As I walk the trail, the grasses say hello to me and I say hello to them.They are alive, like me. They penetrate my being with their green energy. It is a feeling on the skin of my arms, a tenderness that all living things have toward me, a tenderness that I experience with and for them.

Intimacy happens at a cellular level. It happens as a whole-body feeling. I first regained it (we all start as intimate part of the mother and then proceed to lose it in this tick-tock world) twenty-five years ago, in Crested Butte, Colorado, after a study session with Virginia Satir. I walked out of the conference room and there was Mount Crested Butte, towering above the town, and it spoke to me. It spoke not in words but in a connection of its cells with mine, and I loved the mountain as much as I ever loved my father. The mountain was a presence next to me, within me right then. Roughness and stones have their own tenderness to share with me, when my heart is open.

Intimacy revealed itself to me with my cat, Huck Finn. It happened through her muscular, vibrating little body resonating with my hands. The catness of my cat was my own slinking catness, as the grassness of the grass is my grassness, as the stone-ness of Mt. Crested Butte is my own solidity and calm strength.

Intimacy is the breeze against my face, the warmth of the sun.

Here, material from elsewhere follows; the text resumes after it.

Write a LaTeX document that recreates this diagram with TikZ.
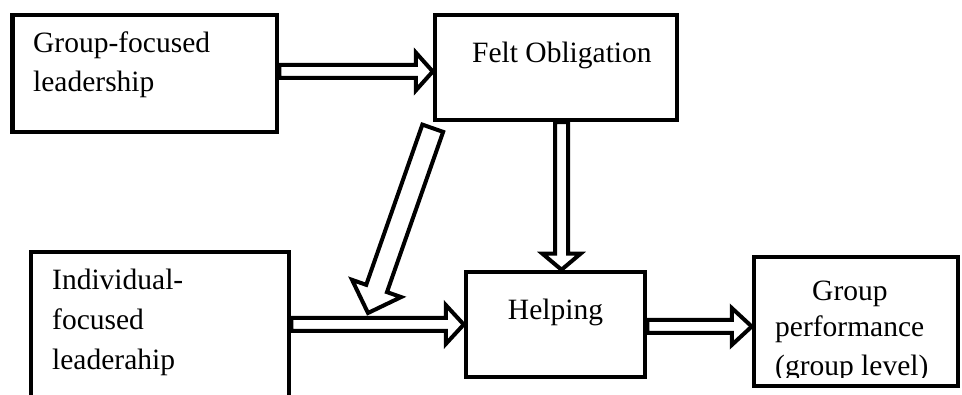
\documentclass[tikz,border=0pt]{standalone}
\usepackage{fontspec}
\setmainfont{Liberation Serif}
\usetikzlibrary{calc}
\tikzset{
  box/.style={draw, line width=4.5pt, inner sep=0pt},
  txt/.style={inner sep=0pt, anchor=base west, font=\fontsize{29.5}{36}\selectfont},
  fatarrow/.style={draw, line width=4pt, fill=white, line join=miter, miter limit=10},
}
% #2 start, #3 end, #4 half shaft width, #5 half head width, #6 head length
\newcommand\blockarrow[6][]{%
  \coordinate (ba-s) at (#2);
  \coordinate (ba-e) at (#3);
  \coordinate (ba-c) at ($(ba-e)!#6!(ba-s)$);
  \draw[fatarrow,#1] ($(ba-s)!#4!90:(ba-e)$) -- ($(ba-c)!#4!90:(ba-e)$)
    -- ($(ba-c)!#5!90:(ba-e)$) -- (ba-e) -- ($(ba-c)!#5!-90:(ba-e)$)
    -- ($(ba-c)!#4!-90:(ba-e)$) -- ($(ba-s)!#4!-90:(ba-e)$) -- cycle;
}
\begin{document}
\begin{tikzpicture}[x=1pt,y=-1pt]
\useasboundingbox (0,0) rectangle (962,395);
% boxes
\node[box, minimum width=264.5pt, minimum height=117pt] (g) at (144.75,73.5) {};
\node[box, minimum width=242pt, minimum height=105pt] (felt) at (556,67.5) {};
\node[box, minimum width=179pt, minimum height=105pt] (help) at (555.5,324.5) {};
\node[box, minimum width=204pt, minimum height=129pt] (gp) at (856,321.5) {};
\node[box, minimum width=258pt, minimum height=178pt] (ind) at (160,341) {};
% texts
\node[txt] (t1a) at (33,53) {Group-focused};
\node[txt] (t1b) at (33,92) {leadership};
\node[txt] (t2) at (472,63) {Felt Obligation};
\node[txt] (t3a) at (52,290) {Individual-};
\node[txt] (t3b) at (52,330) {focused};
\node[txt] (t3c) at (52,370) {leaderahip};
\node[txt, anchor=base] (t4) at (555.5,320) {Helping};
\node[txt] (t5a) at (812,301) {Group};
\node[txt] (t5b) at (775,337) {performance};
\begin{scope}
  \clip (740,340) rectangle (962,377.5);
  \node[txt] (t5c) at (775,376) {(group level)};
\end{scope}
% arrows
\blockarrow{[yshift=2pt]g.east}{[yshift=2pt]g.east -| felt.west}{6.5pt}{19pt}{17pt}
\blockarrow{[xshift=5.5pt]felt.south}{[xshift=5.5pt]felt.south |- help.north}{6.5pt}{19pt}{16pt}
\blockarrow{ind.east |- help.west}{help.west}{6.5pt}{19.5pt}{18pt}
\blockarrow{[yshift=-2pt]help.east}{[yshift=-2pt]help.east -| gp.west}{6.5pt}{18.5pt}{20pt}
\coordinate (dtip) at (368,313);
\blockarrow{[yshift=-6pt]felt.south west}{dtip}{11pt}{26pt}{26pt}
\end{tikzpicture}
\end{document}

Intimacy with myself is loving my feet. Intimacy is loving oil paints, their color, the buttery texture, the smell of turpentine. Intimacy with a piece of equipment is asking it--what does it need right now? Is it a cleaning, a drop of oil? Does it need a bolt tightened or a new belt put in? Things respond to tenderness in their own thingness way. Intimacy teaches patience, with myself, with the resplendent world around us, with the things we make.

Isn't it odd that intimacy is hardest with our own kind?